The FAI study shows the initial effects of the law on the housing market. In the period from late May until mid-October, demand for long-term rental properties increased by 11%, while rental prices have increased on average by 9.2% in the last 12 months.
Since the new Housing Law went on the books in late May, rental management operations in real estate agencies have fallen by almost 29%.
The FAI also found that 25.8% of the agencies consulted in a survey said that landlords are tightening requirements for potential tenants and that 19.7% have chosen to raise income requirements due to the risk of non-payment. Additionally, 15.4% of agencies responded that property owners are moving their homes to the temporary rental market, and more than 13% are putting their properties up for sale.
Other effects are the withdrawal of rental homes from the market after the current contract expires and the transfer of residential rentals to the tourist rental market, each occurring at a rate of about 6%.
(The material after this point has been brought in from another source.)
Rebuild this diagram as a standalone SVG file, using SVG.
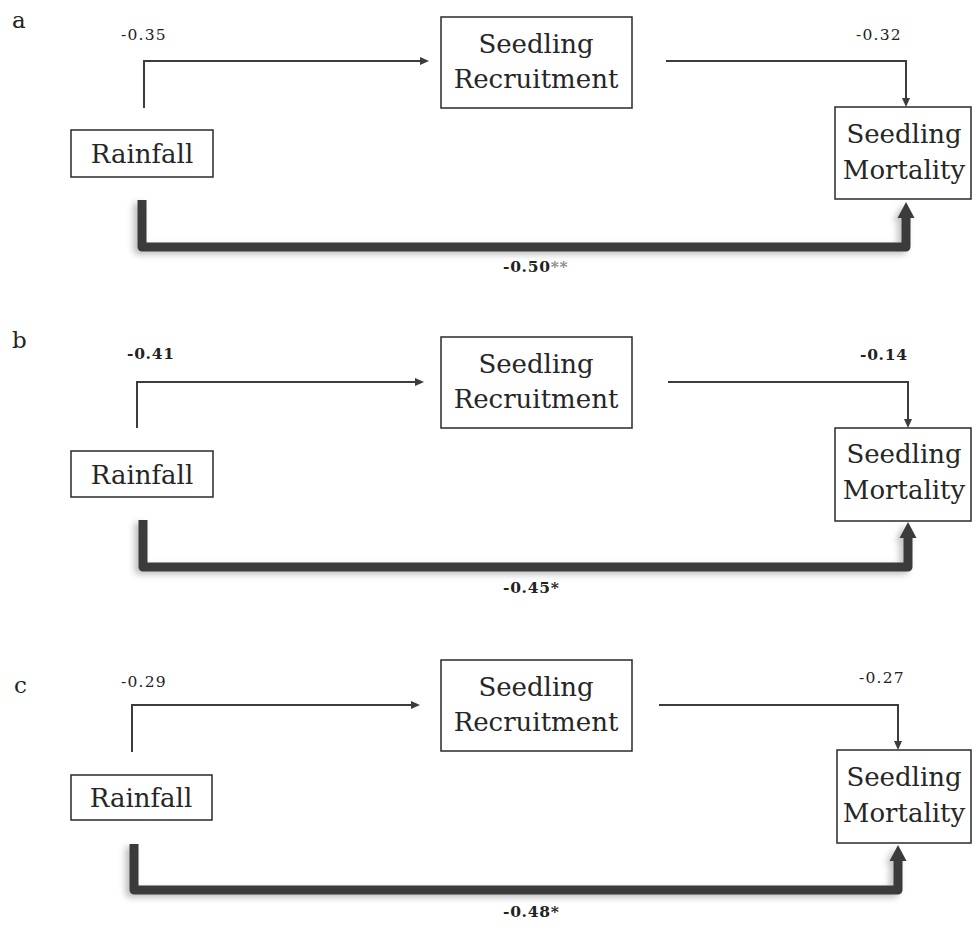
<svg xmlns="http://www.w3.org/2000/svg" width="972" height="926" viewBox="0 0 972 926">
<style>
.box{fill:#fff;stroke:#2a2a2a;stroke-width:1.5}
.nt{font-family:"DejaVu Serif","Liberation Serif",serif;font-size:26px;fill:#262626;text-anchor:middle}
.pl{font-family:"DejaVu Serif","Liberation Serif",serif;font-size:23px;fill:#222}
.num{font-family:"DejaVu Serif","Liberation Serif",serif;font-size:15.5px;fill:#222;letter-spacing:1.2px}
.bnum{font-family:"DejaVu Serif","Liberation Serif",serif;font-size:15.5px;font-weight:bold;fill:#222;letter-spacing:0.7px}
.star{fill:#8a8a8a}
.thin{fill:none;stroke:#3c3c3c;stroke-width:2}
.thick{fill:none;stroke:#3b3b3b;stroke-width:9;stroke-linejoin:round}
</style>
<defs>
<marker id="ah" viewBox="0 -4.5 9 9" refX="0" refY="0" markerWidth="9" markerHeight="9" markerUnits="userSpaceOnUse" orient="auto">
<path d="M0,-4 L9,0 L0,4 Z" fill="#3c3c3c"/>
</marker>
<marker id="ahb" viewBox="0 -9 17 18" refX="0" refY="0" markerWidth="17" markerHeight="18" markerUnits="userSpaceOnUse" orient="auto">
<path d="M0,-8.5 L16,0 L0,8.5 Z" fill="#3b3b3b"/>
</marker>
<filter id="sh" x="-10%" y="-30%" width="120%" height="160%">
<feDropShadow dx="-4" dy="3" stdDeviation="3" flood-color="#000" flood-opacity="0.25"/>
</filter>
</defs>

<g id="panel-labels">
<text class="pl" x="12" y="28">a</text>
<text class="pl" x="12" y="348">b</text>
<text class="pl" x="14" y="693">c</text>
</g>

<g id="connectors">
<!-- panel a -->
<path class="thin" d="M144,108 V61 H420" marker-end="url(#ah)"/>
<path class="thin" d="M666,61 H906 V98" marker-end="url(#ah)"/>
<g filter="url(#sh)"><path class="thick" d="M142,200 V247 H906 V218" marker-end="url(#ahb)"/></g>
<!-- panel b -->
<path class="thin" d="M137,428 V382 H415" marker-end="url(#ah)"/>
<path class="thin" d="M668,382 H908 V419" marker-end="url(#ah)"/>
<g filter="url(#sh)"><path class="thick" d="M143,520 V567 H908 V538" marker-end="url(#ahb)"/></g>
<!-- panel c -->
<path class="thin" d="M132,752 V705 H411" marker-end="url(#ah)"/>
<path class="thin" d="M659,705 H898 V741" marker-end="url(#ah)"/>
<g filter="url(#sh)"><path class="thick" d="M134,844 V890 H898 V861" marker-end="url(#ahb)"/></g>
</g>

<g id="edge-labels">
<text class="num" x="121" y="40">-0.35</text>
<text class="num" x="856" y="40">-0.32</text>
<text class="bnum" x="503" y="272">-0.50<tspan class="star">**</tspan></text>
<text class="bnum" x="127" y="359">-0.41</text>
<text class="bnum" x="860" y="360">-0.14</text>
<text class="bnum" x="503" y="593">-0.45*</text>
<text class="num" x="121" y="687">-0.29</text>
<text class="num" x="859" y="683">-0.27</text>
<text class="bnum" x="503" y="917">-0.48*</text>
</g>

<g id="a-rainfall">
<rect class="box" x="71" y="130" width="142" height="47"/>
<text class="nt" x="142" y="163">Rainfall</text>
</g>
<g id="a-recruitment">
<rect class="box" x="441" y="17" width="191" height="91"/>
<text class="nt" x="536" y="53">Seedling</text>
<text class="nt" x="536" y="88">Recruitment</text>
</g>
<g id="a-mortality">
<rect class="box" x="835" y="107" width="136" height="92"/>
<text class="nt" x="904" y="143">Seedling</text>
<text class="nt" x="904" y="179">Mortality</text>
</g>

<g id="b-rainfall">
<rect class="box" x="71" y="451" width="142" height="46"/>
<text class="nt" x="142" y="484">Rainfall</text>
</g>
<g id="b-recruitment">
<rect class="box" x="441" y="337" width="191" height="91"/>
<text class="nt" x="536" y="373">Seedling</text>
<text class="nt" x="536" y="408">Recruitment</text>
</g>
<g id="b-mortality">
<rect class="box" x="835" y="428" width="136" height="93"/>
<text class="nt" x="904" y="463">Seedling</text>
<text class="nt" x="904" y="499">Mortality</text>
</g>

<g id="c-rainfall">
<rect class="box" x="71" y="775" width="141" height="45"/>
<text class="nt" x="141" y="807">Rainfall</text>
</g>
<g id="c-recruitment">
<rect class="box" x="441" y="660" width="191" height="91"/>
<text class="nt" x="536" y="696">Seedling</text>
<text class="nt" x="536" y="731">Recruitment</text>
</g>
<g id="c-mortality">
<rect class="box" x="837" y="750" width="134" height="93"/>
<text class="nt" x="904" y="786">Seedling</text>
<text class="nt" x="904" y="822">Mortality</text>
</g>
</svg>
Only 1.6% of the agencies responded that they had not noticed any change in the rental market, and 0.3% indicated that they were seeing property owners put homes on the rental market due to tax incentives.
Regarding the behavior of tenants, 40.6% of the agencies indicated that the demand for regular home rentals has increased, 20.7% of agencies saw a demand for room rentals increase, and 10.1% perceive that interest in buying a home has increased.
In contrast, 19.8% of agencies did not notice any changes in demand since the new regulations were established.
José María Alfaro, president of the FAI, said in a statement that all the indicators used by real estate agencies point to a trend that will continue in the coming months with an increasing disparity between rental supply and rental demand.
“It is a true social drama that administrations do not know how to manage,” Alfaro said.
Spain has the largest housing deficit in all of Europe, whether to rent or purchase, and only about 7% of its housing stock is public, compared to 20% to 30% in other European countries. A full third of the housing lacking in Europe is needed in Spain. Not surprisingly, the situation is especially pronounced in the fastest-growing cities, such as Madrid.
Even before this latest drop in available rentals, the rental stock had plummeted 28% in the previous four years, coinciding with Sánchez’s presidency, according to data from the real estate website Idealista. The decrease has been especially steep in growing areas such as Valencia and Madrid.